Die Freien Demokraten haben den Einzug in die Landtage von Brandenburg und Sachsen verpasst. Dasselbe Schicksal droht ihnen auch in Thüringen. Doch Christian Lindner gibt sich trotz der großen Krise weiterhin unbeirrt. Natürlich sei der Wahlsonntag „kein Grund zum Feiern“ gewesen, sagte der Partei- und Fraktionsvorsitzende der FDP. Die Mitteldeutschen hätten taktisch gewählt. „Um die AfD zu verhindern, haben sie für die Regierungsparteien CDU in Sachsen und die SPD in Brandenburg gestimmt“, lautete seine Erklärung. Gleichzeitig habe die FDP nicht von der Unzufriedenheit profitieren können.
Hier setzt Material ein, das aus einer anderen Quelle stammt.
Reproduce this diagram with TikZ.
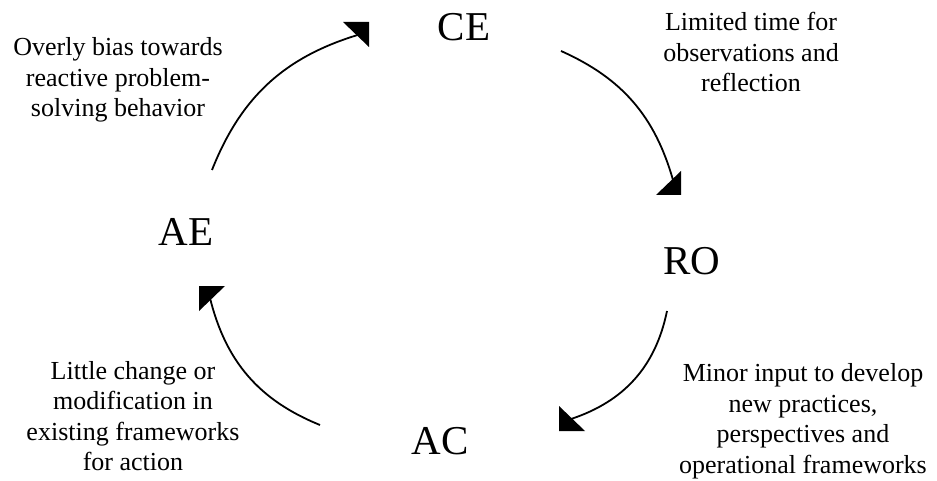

Den Protest habe die AfD für sich vereinnahmt.
Der Politikwissenschaftler Jochen Franzke von der Universität Potsdam widersprach umgehend. Er bezeichnete taktische Wahlentscheidungen als „nicht ausschlaggebend“. Für die Liberalen stelle sich in Mitteldeutschland viel eher die Sinnfrage. „Offensichtlich ist das Milieu der Liberalen in diesen zugespitzten Zeiten im Osten im Augenblick zu klein, um wirklich fünf Prozent zu erreichen“, sagte er gegenüber dem Nachrichtensender NTV. „Mehr als eine Botschaft fehlt der FDP dort überhaupt eine Basis. Das zeigt sich auch daran, dass in Brandenburg die Bereitschaft zu Gründungen und Unternehmertum gering ist“, so der Wissenschaftler.
Kurz nach der Wahl in Sachsen trat der dortige Landesvorsitzende Holger Zastrow, einer der wenigen profilierten Köpfe der Liberalen in Mitteldeutschland, entnervt zurück. Doch Parteichef Lindner lehnt eine Kurskorrektur ab. „Man kann immer über zusätzliche Themen, andere Argumente, zusätzliche Verbreiterung nachdenken“, aber an Grundüberzeugungen, mit denen man aus der außerparlamentarischen Opposition zurückgekehrt sei, werde man festhalten, erklärte der Parteivorsitzende. Es bringe nichts, in Sachen Klimapolitik die Grünen zu überholen und in Fragen der Einwanderung mit der AfD zu konkurrieren. „Die Leute wählen dann ohnehin das Original“, sagte Lindner. Nachdenken müsse man eher „über die Vermittlung“ von Themen wie in der Klimapolitik, wo es um das Zusammenspiel „von Technologie und Umweltschutz“ gehe. Oder auch in der Immigrationspolitik mit der Forderung nach Weltoffenheit einerseits und Ordnung andererseits. Offenbar hält der Chefliberale seine Partei für zu intelligent, um bei Wahlen erfolgreich zu sein. „Mit unserem differenzierten und sehr fachlichen Zugang hat die FDP es schwerer als andere. Der Kreis, derjenigen, die in die FDP-Programmatik bereits voll eingedrungen sind, ist eben sehr überschaubar“, sagte der Vorsitzende.
Doch erstmals seit Jahren gibt es Widerspruch. Wolfgang Kubicki plädiert für einen Kurswechsel, um AfD-Anhänger zurückzugewinnen: „Wir müssen mehr argumentieren statt zu denunzieren und eine konstruktive Auseinandersetzung führen“, sagte er der „Passauer Neue Presse“. „Um AfD-Wähler zurückzugewinnen, reicht es schlichtweg nicht aus, sich ausschließlich von der Partei abzugrenzen“, so der FDP-Bundesvize.P.E.